-- BEGIN Recorded data --

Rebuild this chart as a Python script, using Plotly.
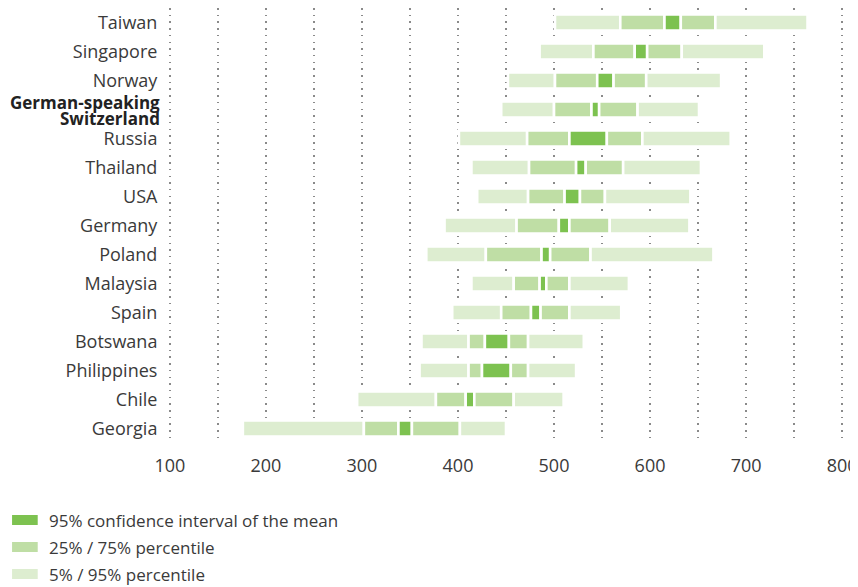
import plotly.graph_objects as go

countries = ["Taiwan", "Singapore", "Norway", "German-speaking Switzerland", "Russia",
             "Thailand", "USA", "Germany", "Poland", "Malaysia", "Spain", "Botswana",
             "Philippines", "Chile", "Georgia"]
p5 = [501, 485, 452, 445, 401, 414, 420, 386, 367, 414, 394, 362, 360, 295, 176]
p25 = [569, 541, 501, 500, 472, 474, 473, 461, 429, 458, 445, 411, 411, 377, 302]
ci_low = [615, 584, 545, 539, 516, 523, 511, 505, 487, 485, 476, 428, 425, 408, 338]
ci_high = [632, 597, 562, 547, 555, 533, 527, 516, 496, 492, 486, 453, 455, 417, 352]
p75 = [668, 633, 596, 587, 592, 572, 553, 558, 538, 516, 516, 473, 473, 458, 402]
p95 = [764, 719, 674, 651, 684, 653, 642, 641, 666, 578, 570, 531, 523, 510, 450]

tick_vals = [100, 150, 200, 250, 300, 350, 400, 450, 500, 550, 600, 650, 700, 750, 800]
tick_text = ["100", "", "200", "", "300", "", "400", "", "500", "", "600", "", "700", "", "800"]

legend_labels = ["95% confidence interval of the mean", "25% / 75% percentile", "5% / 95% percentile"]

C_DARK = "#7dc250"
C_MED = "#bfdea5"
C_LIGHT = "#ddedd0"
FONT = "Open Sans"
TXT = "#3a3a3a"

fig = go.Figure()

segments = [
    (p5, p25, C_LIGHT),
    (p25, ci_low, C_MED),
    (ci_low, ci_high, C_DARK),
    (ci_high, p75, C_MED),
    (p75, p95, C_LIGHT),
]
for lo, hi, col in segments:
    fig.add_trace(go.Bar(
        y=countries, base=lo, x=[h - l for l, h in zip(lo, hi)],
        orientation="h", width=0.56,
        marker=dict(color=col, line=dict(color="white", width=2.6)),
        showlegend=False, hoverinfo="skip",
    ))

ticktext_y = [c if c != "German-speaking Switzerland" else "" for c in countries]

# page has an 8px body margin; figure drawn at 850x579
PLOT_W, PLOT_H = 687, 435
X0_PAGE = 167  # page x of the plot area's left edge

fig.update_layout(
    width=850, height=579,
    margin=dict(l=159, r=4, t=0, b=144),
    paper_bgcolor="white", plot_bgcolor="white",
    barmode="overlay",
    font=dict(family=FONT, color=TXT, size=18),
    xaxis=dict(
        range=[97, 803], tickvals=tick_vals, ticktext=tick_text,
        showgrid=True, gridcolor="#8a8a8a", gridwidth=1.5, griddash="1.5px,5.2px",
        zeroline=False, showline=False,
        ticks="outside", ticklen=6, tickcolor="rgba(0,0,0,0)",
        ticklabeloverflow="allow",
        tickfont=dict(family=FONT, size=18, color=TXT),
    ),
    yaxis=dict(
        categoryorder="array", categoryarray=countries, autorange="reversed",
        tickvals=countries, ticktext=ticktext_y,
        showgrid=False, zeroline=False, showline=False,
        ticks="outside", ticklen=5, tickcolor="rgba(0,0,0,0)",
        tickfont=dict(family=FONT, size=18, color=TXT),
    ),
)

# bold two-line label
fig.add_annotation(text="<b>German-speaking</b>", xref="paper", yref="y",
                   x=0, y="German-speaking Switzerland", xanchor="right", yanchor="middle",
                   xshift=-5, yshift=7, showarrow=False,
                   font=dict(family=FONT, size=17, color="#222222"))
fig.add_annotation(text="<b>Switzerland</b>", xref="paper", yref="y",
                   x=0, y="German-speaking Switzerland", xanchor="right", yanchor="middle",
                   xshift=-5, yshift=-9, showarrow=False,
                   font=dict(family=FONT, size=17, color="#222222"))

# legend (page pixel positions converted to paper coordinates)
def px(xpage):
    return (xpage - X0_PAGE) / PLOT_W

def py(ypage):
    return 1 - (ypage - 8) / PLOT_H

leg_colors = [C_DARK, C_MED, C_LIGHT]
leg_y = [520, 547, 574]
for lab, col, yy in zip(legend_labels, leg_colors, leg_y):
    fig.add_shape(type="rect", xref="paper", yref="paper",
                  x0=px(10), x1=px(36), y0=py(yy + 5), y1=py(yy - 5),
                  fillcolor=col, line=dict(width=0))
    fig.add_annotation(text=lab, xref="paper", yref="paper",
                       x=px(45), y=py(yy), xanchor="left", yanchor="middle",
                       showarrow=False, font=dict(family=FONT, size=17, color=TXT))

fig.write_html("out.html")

-- END Recorded data --

Exercise description - In this exercise, set down all of the data exactly, without the pictures.

Full output -
Rebuild this chart as a Python script, using Plotly.
import plotly.graph_objects as go

countries = ["Taiwan", "Singapore", "Norway", "German-speaking Switzerland", "Russia",
             "Thailand", "USA", "Germany", "Poland", "Malaysia", "Spain", "Botswana",
             "Philippines", "Chile", "Georgia"]
p5 = [501, 485, 452, 445, 401, 414, 420, 386, 367, 414, 394, 362, 360, 295, 176]
p25 = [569, 541, 501, 500, 472, 474, 473, 461, 429, 458, 445, 411, 411, 377, 302]
ci_low = [615, 584, 545, 539, 516, 523, 511, 505, 487, 485, 476, 428, 425, 408, 338]
ci_high = [632, 597, 562, 547, 555, 533, 527, 516, 496, 492, 486, 453, 455, 417, 352]
p75 = [668, 633, 596, 587, 592, 572, 553, 558, 538, 516, 516, 473, 473, 458, 402]
p95 = [764, 719, 674, 651, 684, 653, 642, 641, 666, 578, 570, 531, 523, 510, 450]

tick_vals = [100, 150, 200, 250, 300, 350, 400, 450, 500, 550, 600, 650, 700, 750, 800]
tick_text = ["100", "", "200", "", "300", "", "400", "", "500", "", "600", "", "700", "", "800"]

legend_labels = ["95% confidence interval of the mean", "25% / 75% percentile", "5% / 95% percentile"]

C_DARK = "#7dc250"
C_MED = "#bfdea5"
C_LIGHT = "#ddedd0"
FONT = "Open Sans"
TXT = "#3a3a3a"

fig = go.Figure()

segments = [
    (p5, p25, C_LIGHT),
    (p25, ci_low, C_MED),
    (ci_low, ci_high, C_DARK),
    (ci_high, p75, C_MED),
    (p75, p95, C_LIGHT),
]
for lo, hi, col in segments:
    fig.add_trace(go.Bar(
        y=countries, base=lo, x=[h - l for l, h in zip(lo, hi)],
        orientation="h", width=0.56,
        marker=dict(color=col, line=dict(color="white", width=2.6)),
        showlegend=False, hoverinfo="skip",
    ))

ticktext_y = [c if c != "German-speaking Switzerland" else "" for c in countries]

# page has an 8px body margin; figure drawn at 850x579
PLOT_W, PLOT_H = 687, 435
X0_PAGE = 167  # page x of the plot area's left edge

fig.update_layout(
    width=850, height=579,
    margin=dict(l=159, r=4, t=0, b=144),
    paper_bgcolor="white", plot_bgcolor="white",
    barmode="overlay",
    font=dict(family=FONT, color=TXT, size=18),
    xaxis=dict(
        range=[97, 803], tickvals=tick_vals, ticktext=tick_text,
        showgrid=True, gridcolor="#8a8a8a", gridwidth=1.5, griddash="1.5px,5.2px",
        zeroline=False, showline=False,
        ticks="outside", ticklen=6, tickcolor="rgba(0,0,0,0)",
        ticklabeloverflow="allow",
        tickfont=dict(family=FONT, size=18, color=TXT),
    ),
    yaxis=dict(
        categoryorder="array", categoryarray=countries, autorange="reversed",
        tickvals=countries, ticktext=ticktext_y,
        showgrid=False, zeroline=False, showline=False,
        ticks="outside", ticklen=5, tickcolor="rgba(0,0,0,0)",
        tickfont=dict(family=FONT, size=18, color=TXT),
    ),
)

# bold two-line label
fig.add_annotation(text="<b>German-speaking</b>", xref="paper", yref="y",
                   x=0, y="German-speaking Switzerland", xanchor="right", yanchor="middle",
                   xshift=-5, yshift=7, showarrow=False,
                   font=dict(family=FONT, size=17, color="#222222"))
fig.add_annotation(text="<b>Switzerland</b>", xref="paper", yref="y",
                   x=0, y="German-speaking Switzerland", xanchor="right", yanchor="middle",
                   xshift=-5, yshift=-9, showarrow=False,
                   font=dict(family=FONT, size=17, color="#222222"))

# legend (page pixel positions converted to paper coordinates)
def px(xpage):
    return (xpage - X0_PAGE) / PLOT_W

def py(ypage):
    return 1 - (ypage - 8) / PLOT_H

leg_colors = [C_DARK, C_MED, C_LIGHT]
leg_y = [520, 547, 574]
for lab, col, yy in zip(legend_labels, leg_colors, leg_y):
    fig.add_shape(type="rect", xref="paper", yref="paper",
                  x0=px(10), x1=px(36), y0=py(yy + 5), y1=py(yy - 5),
                  fillcolor=col, line=dict(width=0))
    fig.add_annotation(text=lab, xref="paper", yref="paper",
                       x=px(45), y=py(yy), xanchor="left", yanchor="middle",
                       showarrow=False, font=dict(family=FONT, size=17, color=TXT))

fig.write_html("out.html")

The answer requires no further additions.